Wesprzyj nas już teraz!
Obecnie zgodnie z paragrafem 219a niemieckiego kodeksu karnego „namawianie do aborcji oraz jej reklamowanie i czerpanie z tego tytułu korzyści majątkowych” jest zakazane. Po tym, jak sąd rejonowy w Giessen skazał lekarkę Kristinę Hanel na grzywnę 6 tys. euro za informowanie na swojej stronie internetowej o takich usługach, w Niemczech rozgorzała debata. W Bundestagu sprzeciw wobec liberalizacji tego prawa zasygnalizowali jedynie chadecy i skrajnie prawicowa AfD.
Według informacji niemieckich mediów, tworzący z chadekami wielką koalicję socjaldemokraci, uzyskali od nich zgodę na złożenie własnego projektu liberalizacji, który najprawdopodobniej zostanie przegłosowany większością SPD, Liberałów, Lewicy i Zielonych.

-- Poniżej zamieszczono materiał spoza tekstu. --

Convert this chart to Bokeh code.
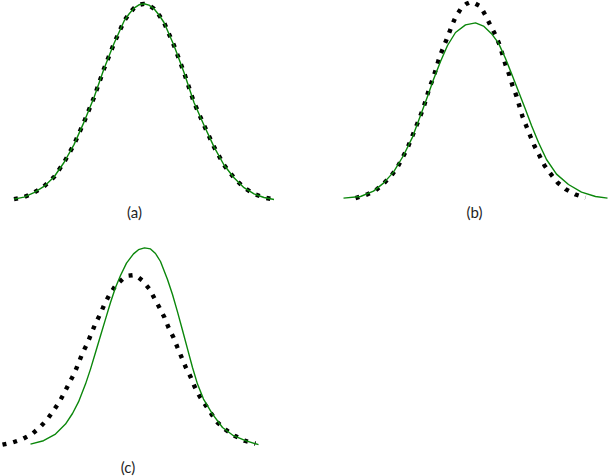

Prałat Karl Justen w imieniu niemieckich biskupów zdecydowanie skrytykował plany polityków. Podkreślił, że ubolewa na tym, że współpraca wielkiej koalicji chadeków i socjaldemokratów zaczyna się od „manewru na koszt życia nienarodzonego”. Jego zdaniem „to bardzo rozczarowujące”. Poprzez zniesienie paragrafu 219a niemieckiego kodeksu karnego aborcja będzie mogła być przedstawiana jako zwyczajne świadczenia lekarskie.